The flowers are usually borne in groups of nine, rarely eleven, in leaf axils on an unbranched peduncle 20-30 mm long, the individual flowers on a pedicel 12-14 mm long. Mature buds are oval, 19-22 mm long and 7-9 mm wide with a finely beaked operculum about 14 mm long. Flowering mainly occurs from August to September and the flowers are pale yellow to creamy white. The fruit that follows is a woody, hemispherical capsule 7 to 10 mm long and 9 to 13 mm with a slightly flared rim.

==Taxonomy and naming==
Eucalyptus beardiana was first formally described in 1978 by Ian Brooker and Donald Blaxell who published the description in the journal Nuytsia from a specimen collected near Shark Bay. The specific epithet (beardiana) honours John Stanley Beard. The authors considered it appropriate that "his long association with the botany of Western Australia should be perpetuated by a species endemic to the state".

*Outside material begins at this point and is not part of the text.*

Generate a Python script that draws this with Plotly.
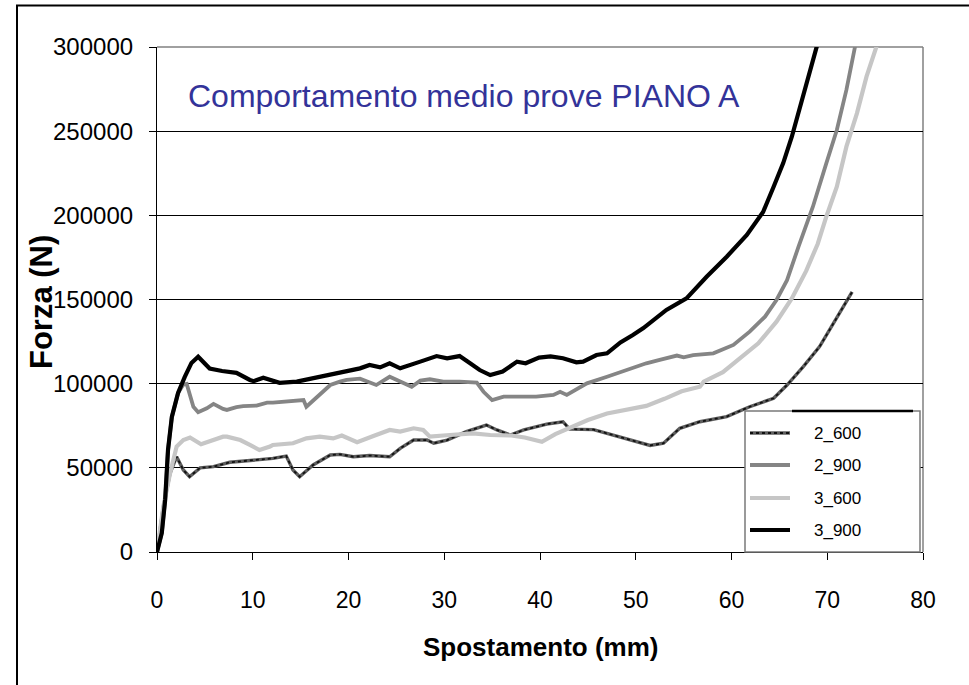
import plotly.graph_objects as go

# ---------------- data ----------------
x_2_600 = [0, 0.66, 1.36, 2.05, 2.75, 3.4, 4.5, 5.9, 7.6, 9.7, 10.4, 12.1, 13.5, 14.2, 14.9, 16.3,
           18.1, 19.1, 20.5, 22.2, 24.3, 25.4, 26.8, 28.2, 28.9, 30.3, 32.3, 33.7, 34.4, 35.5,
           36.9, 38.3, 40.7, 42.4, 43.1, 45.6, 47.7, 49.7, 51.5, 52.9, 53.9, 54.6, 56.7, 59.5,
           61.9, 64.4, 65.8, 67.5, 69.2, 70.6, 71.3, 72.6]
f_2_600 = [0, 26900, 46700, 56600, 48700, 44700, 50000, 50700, 53300, 54200, 54600, 55600, 57000,
           48700, 44700, 51700, 57600, 58000, 56600, 57300, 56600, 61600, 66500, 66500, 64600,
           66500, 71500, 74400, 75400, 72500, 69500, 72500, 76000, 77400, 73000, 72700, 69500,
           66500, 63300, 64600, 69500, 73500, 77400, 80400, 86300, 91300, 99200, 110100, 122000,
           135500, 141800, 154500]

x_2_900 = [0, 0.5, 0.85, 1.15, 1.55, 2.2, 2.75, 3.1, 3.8, 4.3, 5.2, 5.9, 6.9, 7.3, 8.3, 9.0, 10.4,
           11.5, 12.1, 13.9, 15.3, 15.6, 16.7, 18.1, 19.1, 19.8, 21.2, 22.9, 24.3, 25.4, 26.6,
           27.5, 28.5, 29.9, 31.6, 33.4, 34.1, 35.0, 36.2, 37.6, 39.6, 41.4, 42.1, 42.8, 44.9,
           47.0, 49.1, 50.4, 51.1, 52.5, 54.3, 55.0, 56.0, 58.1, 60.2, 61.9, 63.5, 64.7, 65.8,
           67.0, 68.5, 69.9, 71.0, 72.0, 72.9, 73.0]
f_2_900 = [0, 11300, 30900, 60600, 80200, 94500, 99500, 99800, 86300, 83000, 85400, 88000, 85000,
           84400, 86000, 86700, 87000, 88700, 88700, 89300, 90300, 86300, 92300, 99200, 101200,
           102200, 103000, 99200, 104100, 101200, 98200, 101800, 102600, 101200, 101200, 100600,
           95200, 90300, 92300, 92300, 92300, 93300, 95200, 93300, 100200, 104100, 108100,
           110500, 112100, 114100, 116700, 115700, 117000, 118000, 123000, 130900, 139800,
           149700, 161500, 181400, 205100, 230900, 250700, 274500, 300200, 303000]

x_3_600 = [0, 0.66, 1.36, 2.05, 2.75, 3.45, 4.6, 5.9, 6.9, 7.3, 8.3, 8.7, 9.7, 10.7, 11.8, 12.1,
           14.2, 15.6, 17.0, 18.4, 19.3, 20.9, 22.6, 24.3, 25.4, 26.8, 27.8, 28.5, 30.6, 33.0,
           34.8, 37.0, 38.4, 40.2, 41.6, 43.2, 45.0, 47.0, 49.1, 51.1, 53.0, 54.8, 56.7, 57.1,
           59.1, 60.7, 62.8, 64.7, 66.3, 67.8, 69.0, 69.9, 71.0, 72.0, 73.1, 74.1, 75.2, 75.3]
f_3_600 = [0, 26900, 46700, 62600, 66500, 68000, 64000, 66900, 68500, 68500, 67500, 66500, 63600,
           60600, 62600, 63600, 64600, 67500, 68500, 67500, 69200, 65200, 68900, 72500, 71500,
           73500, 72500, 68500, 69500, 70500, 69500, 69200, 68000, 65500, 70000, 74000, 78400,
           82300, 84900, 86800, 91000, 95500, 98200, 101200, 106800, 114100, 124000, 136800,
           150600, 167000, 183000, 199200, 217000, 240800, 260600, 282400, 300200, 303000]

x_3_900 = [0, 0.5, 0.85, 1.15, 1.55, 2.2, 2.9, 3.6, 4.3, 5.5, 6.8, 8.3, 9.7, 10.1, 11.1, 12.8,
           14.6, 16.3, 18.1, 19.8, 21.2, 22.2, 23.3, 24.3, 25.4, 27.5, 29.2, 30.3, 31.6, 32.7,
           33.7, 34.8, 36.1, 37.6, 38.5, 39.9, 41.1, 42.4, 43.8, 44.5, 45.9, 47.0, 48.4, 49.7,
           50.8, 53.2, 55.3, 57.4, 59.5, 61.6, 63.3, 64.4, 65.4, 66.3, 67.2, 68.0, 68.9, 69.0]
f_3_900 = [0, 11300, 30900, 60600, 80200, 94500, 104000, 112300, 116000, 109000, 107500, 106400,
           102200, 101500, 103500, 100500, 101200, 103200, 105100, 107700, 109100, 111100,
           109700, 112100, 109100, 113100, 116400, 115100, 116400, 112100, 108100, 105100,
           107200, 113100, 112100, 115500, 116200, 115100, 112700, 113100, 117000, 118000,
           124500, 128900, 133000, 143800, 150700, 163500, 175400, 188300, 202000, 217000,
           231000, 246700, 264500, 282400, 300200, 303000]

series_names = ["2_600", "2_900", "3_600", "3_900"]
x_ticks = [0, 10, 20, 30, 40, 50, 60, 70, 80]
y_ticks = [0, 50000, 100000, 150000, 200000, 250000, 300000]

title_text = "Comportamento medio prove PIANO A"
x_title = "Spostamento (mm)"
y_title = "Forza (N)"

# ---------------- layout geometry ----------------
W, H = 969, 685
L, R, T, B = 157, 923, 47, 552


def px(xp):
    return (xp - L) / (R - L)


def py(yp):
    return (B - yp) / (B - T)


FONT = "Liberation Sans, Arial, sans-serif"

DOT_BASE = "#5e5e5e"
DOT_TOP = "#111111"
C_2_900 = "#858585"
C_3_600 = "#c6c6c6"
C_3_900 = "#000000"

fig = go.Figure()
# 2_600: textured dark line (grey base + black dots)
fig.add_trace(go.Scatter(x=x_2_600, y=f_2_600, mode="lines", name=series_names[0],
                         line=dict(color=DOT_BASE, width=3.4), showlegend=False))
fig.add_trace(go.Scatter(x=x_2_600, y=f_2_600, mode="lines", name=series_names[0],
                         line=dict(color=DOT_TOP, width=1.8, dash="dot"), showlegend=False))
fig.add_trace(go.Scatter(x=x_2_900, y=f_2_900, mode="lines", name=series_names[1],
                         line=dict(color=C_2_900, width=3.8), showlegend=False))
fig.add_trace(go.Scatter(x=x_3_600, y=f_3_600, mode="lines", name=series_names[2],
                         line=dict(color=C_3_600, width=4.2), showlegend=False))
fig.add_trace(go.Scatter(x=x_3_900, y=f_3_900, mode="lines", name=series_names[3],
                         line=dict(color=C_3_900, width=4.2), showlegend=False))

shapes = []
# outer frame (extends beyond the visible page on the right/bottom)
shapes.append(dict(type="rect", xref="paper", yref="paper",
                   x0=px(17), x1=px(W + 40), y0=py(H + 40), y1=py(5.5),
                   line=dict(color="#000000", width=2), fillcolor="rgba(0,0,0,0)", layer="above"))
# plot area top / right border in grey
shapes.append(dict(type="line", xref="paper", yref="paper", x0=0, x1=1, y0=1, y1=1,
                   line=dict(color="#808080", width=1.5), layer="between"))
shapes.append(dict(type="line", xref="paper", yref="paper", x0=1, x1=1, y0=0, y1=1,
                   line=dict(color="#808080", width=1.5), layer="between"))

# legend box
LX0, LX1, LY0, LY1 = 745, 920, 411, 552
shapes.append(dict(type="rect", xref="paper", yref="paper",
                   x0=px(LX0), x1=px(LX1), y0=py(LY1), y1=py(LY0),
                   line=dict(color="#7a7a7a", width=1.5), fillcolor="white", layer="above"))
shapes.append(dict(type="line", xref="paper", yref="paper",
                   x0=px(792), x1=px(913), y0=py(LY0), y1=py(LY0),
                   line=dict(color="#000000", width=2.5), layer="above"))

legend_rows = [433, 465, 498, 530]
legend_styles = [(DOT_BASE, 3.4, "solid"), (C_2_900, 3.8, "solid"),
                 (C_3_600, 4.2, "solid"), (C_3_900, 4.2, "solid")]
annotations = []
for name, yy, (col, wd, ds) in zip(series_names, legend_rows, legend_styles):
    shapes.append(dict(type="line", xref="paper", yref="paper",
                       x0=px(750), x1=px(790), y0=py(yy), y1=py(yy),
                       line=dict(color=col, width=wd, dash=ds), layer="above"))
    if name == "2_600":
        shapes.append(dict(type="line", xref="paper", yref="paper",
                           x0=px(750), x1=px(790), y0=py(yy), y1=py(yy),
                           line=dict(color=DOT_TOP, width=1.8, dash="dot"), layer="above"))
    annotations.append(dict(text=name, xref="paper", yref="paper", x=px(812), y=py(yy),
                            xanchor="left", yanchor="middle", showarrow=False,
                            font=dict(family=FONT, size=17, color="#000000")))

# chart title inside plot
annotations.append(dict(text=title_text, xref="paper", yref="paper", x=px(186), y=py(96),
                        xanchor="left", yanchor="middle", showarrow=False,
                        font=dict(family=FONT, size=32, color="#333399")))
# axis titles
annotations.append(dict(text="<b>" + x_title + "</b>", xref="paper", yref="paper",
                        x=px(540), y=py(647), xanchor="center", yanchor="middle",
                        showarrow=False, font=dict(family=FONT, size=26, color="#000000")))
annotations.append(dict(text="<b>" + y_title + "</b>", xref="paper", yref="paper",
                        x=px(41), y=py(302), xanchor="center", yanchor="middle",
                        textangle=-90, showarrow=False,
                        font=dict(family=FONT, size=31, color="#000000")))

fig.update_layout(
    width=W, height=H,
    margin=dict(l=L, r=W - R, t=T, b=H - B, pad=0),
    paper_bgcolor="white", plot_bgcolor="white",
    showlegend=False,
    shapes=shapes, annotations=annotations,
    font=dict(family=FONT, color="#000000"),
)
fig.update_xaxes(range=[0, 80], tickvals=x_ticks, ticktext=[str(v) for v in x_ticks],
                 showgrid=False, zeroline=False, showline=True, linecolor="#000000", linewidth=1.2,
                 ticks="outside", ticklen=7, tickcolor="#000000", tickwidth=1,
                 ticklabelstandoff=20, tickfont=dict(family=FONT, size=23, color="#000000"))
fig.update_yaxes(range=[0, 300000], tickvals=y_ticks, ticktext=[str(v) for v in y_ticks],
                 showgrid=True, gridcolor="#000000", gridwidth=1, zeroline=False,
                 showline=True, linecolor="#000000", linewidth=1.2,
                 ticks="outside", ticklen=7, tickcolor="#000000", tickwidth=1,
                 ticklabelstandoff=11, tickfont=dict(family=FONT, size=24, color="#000000"))

fig.write_html("out.html")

==Distribution and habitat==
Beard's mallee grows in tree heath, tall open shrubland in association with species including Yuna mallee, mallalie, Eucalyptus gittinsii, sceptre banksia, Ashby's banksia, broom honey-myrtle as well as other species of Acacia, Grevillea and Persoonia. It is found on sandplain between the Murchison River and Shark Bay.

==Conservation==
Eucalyptus beardiana is classified as "endangered" under the Australian Government Environment Protection and Biodiversity Conservation Act 1999 and as "Threatened Flora (Declared Rare Flora — Extant)" by the Department of Environment and Conservation (Western Australia). The main threat to the species is habitat disturbance due to firebreak and track maintenance and by grazing animals and weed invasion.